My father was drafted into occupied Japan right at the end of the war. He spent his time there, overseas, as a supply sergeant. Unlike his brother, as near as I could tell he saw no engagement. But he did have to deal with being an occupier. My dad, unlike my uncle, was more than happy to talk about his time in Japan, a place and people he grew to respect and a culture – I believe -that fashioned his worldview.
He spoke often about how polite all the natives he met were, expecting them to hate him, expecting them to harbor anger or resentment. He recalled a day when he and his buddies decided to drive as far up Mount Fuji as they could. The Jeep broke down and it took a “little old Japanese man” to do the repairs.
“But what did you do as part of the military,” I would ask him. I was looking for adventure. I wanted my dad – there in a foreign country, in a uniform – to be bold and noble and exciting. But he was not. At least not in the way my young, foolish self was looking for.
“Well,” he’d begin slowly, “mostly I didn’t listen very well and ended up walking up and down a lot of stairs. Mainly I peeled potatoes the entire time I was there.”
We’ll continue our Memorial Day exploration tomorrow with Part 2. I hope you’ll join us with consideration and discussion.
My dad served in WWII in the Pacific. His eyesight was too bad for combat so he was part of the group that moved in after the battles were won to deal with what was left. What he saw prompted him to go into the ministry.

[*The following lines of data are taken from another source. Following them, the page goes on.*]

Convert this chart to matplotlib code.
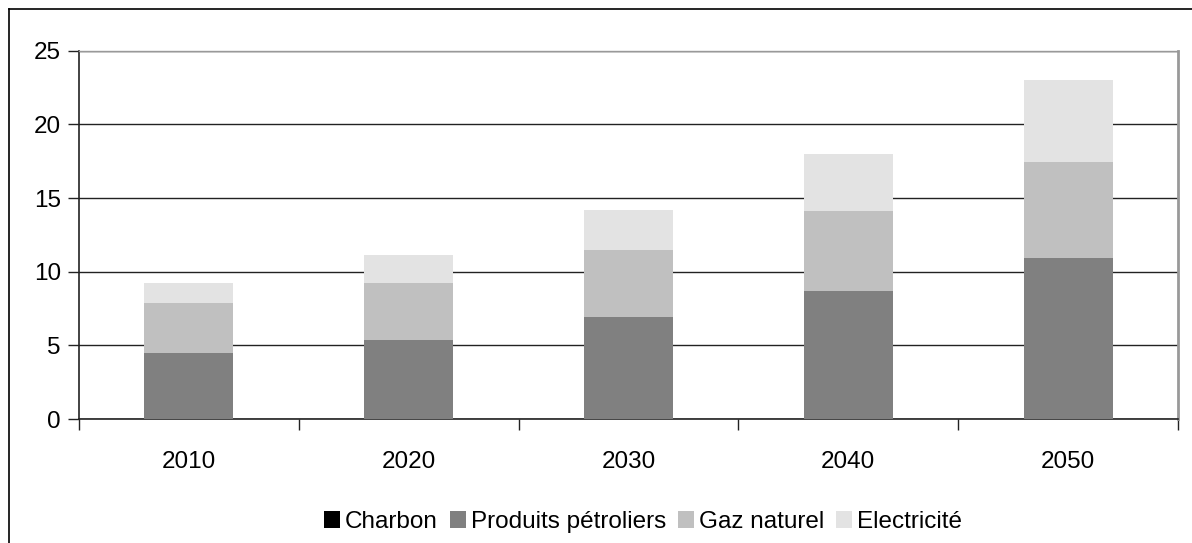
import matplotlib
matplotlib.use('Agg')
import matplotlib.pyplot as plt
from matplotlib.lines import Line2D
import numpy as np

# Data
years      = ['2010', '2020', '2030', '2040', '2050']
charbon    = [0.0, 0.0, 0.0, 0.0, 0.0]
petrole    = [4.48, 5.36, 6.91, 8.71, 10.95]
gaz        = [3.38, 3.85, 4.53, 5.43, 6.52]
elec       = [1.35, 1.89, 2.72, 3.87, 5.56]

labels     = ['Charbon', 'Produits pétroliers', 'Gaz naturel', 'Electricité']
colors     = ['#000000', '#808080', '#c0c0c0', '#e3e3e3']
series     = [charbon, petrole, gaz, elec]

plt.rcParams['font.family'] = ['Liberation Sans', 'DejaVu Sans']
fsize = 17.5

fig = plt.figure(figsize=(11.92, 5.43), dpi=100)
ax  = fig.add_axes([79/1192, 1 - 419/543, (1178 - 79)/1192, (419 - 50.7)/543])

x      = np.arange(len(years))
bottom = np.zeros(len(years))
for vals, lab, col in zip(series, labels, colors):
   ax.bar(x, vals, width=0.405, bottom=bottom, color=col, label=lab, zorder=3)
   bottom += np.array(vals)

ax.set_xlim(-0.5, len(years) - 0.5)
ax.set_ylim(0, 25)
ax.set_yticks(range(0, 26, 5))
ax.yaxis.grid(True, color='#222222', linewidth=1.0, zorder=0)
ax.set_axisbelow(True)

ax.set_xticks(x)
ax.set_xticklabels(years)
ax.set_xticks(np.arange(-0.5, len(years)), minor=True)
ax.tick_params(axis='x', which='major', length=0, pad=23, labelsize=fsize)
ax.tick_params(axis='x', which='minor', length=8, width=1, direction='out', color='#222222')
ax.tick_params(axis='y', length=8, width=1, direction='out', color='#222222', labelsize=fsize, pad=5)

for s in ['left', 'bottom']:
   ax.spines[s].set_color('#222222')
   ax.spines[s].set_linewidth(1.2)
ax.spines['top'].set_color('#999999')
ax.spines['top'].set_linewidth(1.0)
ax.spines['right'].set_color('#999999')
ax.spines['right'].set_linewidth(2.0)

# outer frame of the picture (top and left edges visible)
fig.add_artist(Line2D([8.5/1192, 8.5/1192], [0, 1 - 9/543], color='black', linewidth=1.2))
fig.add_artist(Line2D([8.5/1192, 1], [1 - 9/543, 1 - 9/543], color='black', linewidth=1.2))

fig.legend(loc='center', bbox_to_anchor=(643/1192, 1 - 522/543), ncol=4, frameon=False,
           fontsize=fsize, handlelength=0.65, handleheight=0.65, handletextpad=0.2,
           columnspacing=0.5, borderaxespad=0)

fig.savefig('out.png', dpi=100)
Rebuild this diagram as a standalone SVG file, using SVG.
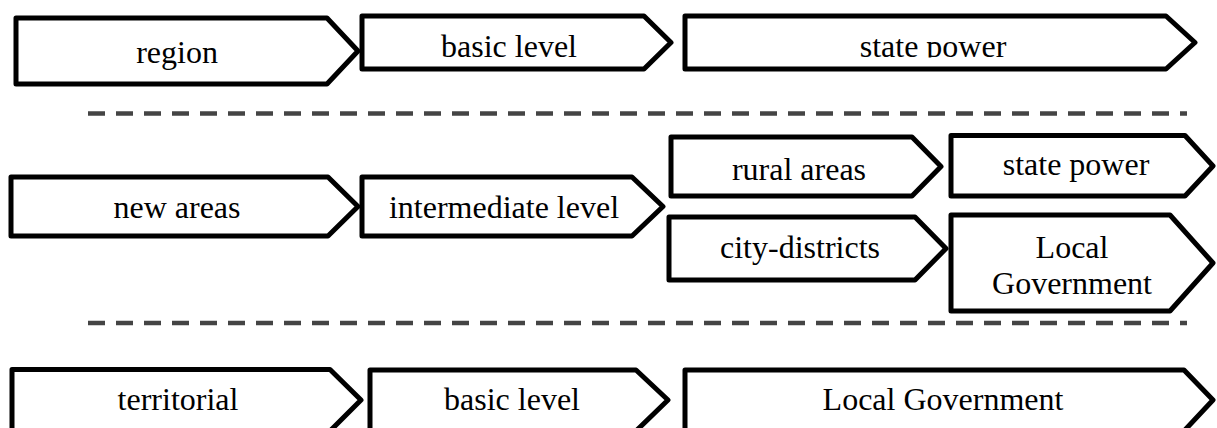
<svg xmlns="http://www.w3.org/2000/svg" width="1217" height="428" viewBox="0 0 1217 428">
<style>
.box{fill:#fff;stroke:#000;stroke-width:5;stroke-linejoin:round}
.lbl{font-family:"Liberation Serif","Times New Roman",serif;font-size:32px;fill:#000;text-anchor:middle}
.sep{stroke:#444;stroke-width:4.5;stroke-dasharray:17 11;fill:none}
</style>
<defs>
<clipPath id="clipTop"><rect x="0" y="0" width="1217" height="57.5"/></clipPath>
</defs>
<rect width="1217" height="428" fill="#fff"/>
<g id="separators">
<line class="sep" x1="88" y1="113.5" x2="1187" y2="113.5"/>
<line class="sep" x1="88" y1="323" x2="1187" y2="323"/>
</g>
<g id="connectors"></g>
<g id="n-region">
<path class="box" d="M16,18 L327,18 L358,51 L327,84 L16,84 Z"/>
<text class="lbl" x="177" y="63">region</text>
</g>
<g id="n-basic1">
<path class="box" d="M362,16 L644,16 L671,42.5 L644,69 L362,69 Z"/>
<text class="lbl" x="509" y="57">basic level</text>
</g>
<g id="n-state1">
<path class="box" d="M685,16 L1166,16 L1195,42.5 L1166,69 L685,69 Z"/>
<text class="lbl" x="933" y="57" clip-path="url(#clipTop)">state power</text>
</g>
<g id="n-newareas">
<path class="box" d="M11,177 L328,177 L358,206.5 L328,236 L11,236 Z"/>
<text class="lbl" x="177" y="218">new areas</text>
</g>
<g id="n-intermediate">
<path class="box" d="M362,177 L632,177 L663,206.5 L632,236 L362,236 Z"/>
<text class="lbl" x="504" y="218">intermediate level</text>
</g>
<g id="n-rural">
<path class="box" d="M671,137 L912,137 L941,166.5 L912,196 L671,196 Z"/>
<text class="lbl" x="799" y="180">rural areas</text>
</g>
<g id="n-city">
<path class="box" d="M669,217 L915,217 L946,248.5 L915,280 L669,280 Z"/>
<text class="lbl" x="800" y="258">city-districts</text>
</g>
<g id="n-state2">
<path class="box" d="M951,135.5 L1185,135.5 L1213,166 L1185,196 L951,196 Z"/>
<text class="lbl" x="1076" y="175">state power</text>
</g>
<g id="n-localgov2">
<path class="box" d="M951,215 L1170,215 L1213,263 L1170,311 L951,311 Z"/>
<text class="lbl" x="1072" y="258">Local</text>
<text class="lbl" x="1072" y="294">Government</text>
</g>
<g id="n-territorial">
<path class="box" d="M12,369.5 L330,369.5 L361,400 L330,431 L12,431 Z"/>
<text class="lbl" x="178" y="410">territorial</text>
</g>
<g id="n-basic3">
<path class="box" d="M370,370 L636,370 L668,400 L636,431 L370,431 Z"/>
<text class="lbl" x="512" y="410">basic level</text>
</g>
<g id="n-localgov3">
<path class="box" d="M685,370 L1184,370 L1213,400 L1184,431 L685,431 Z"/>
<text class="lbl" x="943" y="410">Local Government</text>
</g>
</svg>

My dad, in the Navy, was on a battle ship in the South Pacific (was transferred to a new ship 2 days before Pearl Harbor was hit. He never talked much about the war, he did what he had to do to stop the spread of non Democracy, and tried to move on. My mother was a Wave and worked telegraph codes. I had a friend who was dropped three times in Vietnam, and was the only one who survived, physically but not mentally or spiritually. "Proud to Be an American" makes me cry for those that died protecting Democracy, and "Born in the USA" makes me want to get up and cheer. They both serve a great purpose. I hate war, and do not understand how people cannot just get along, but I understand defending against fascism and other one rule governments.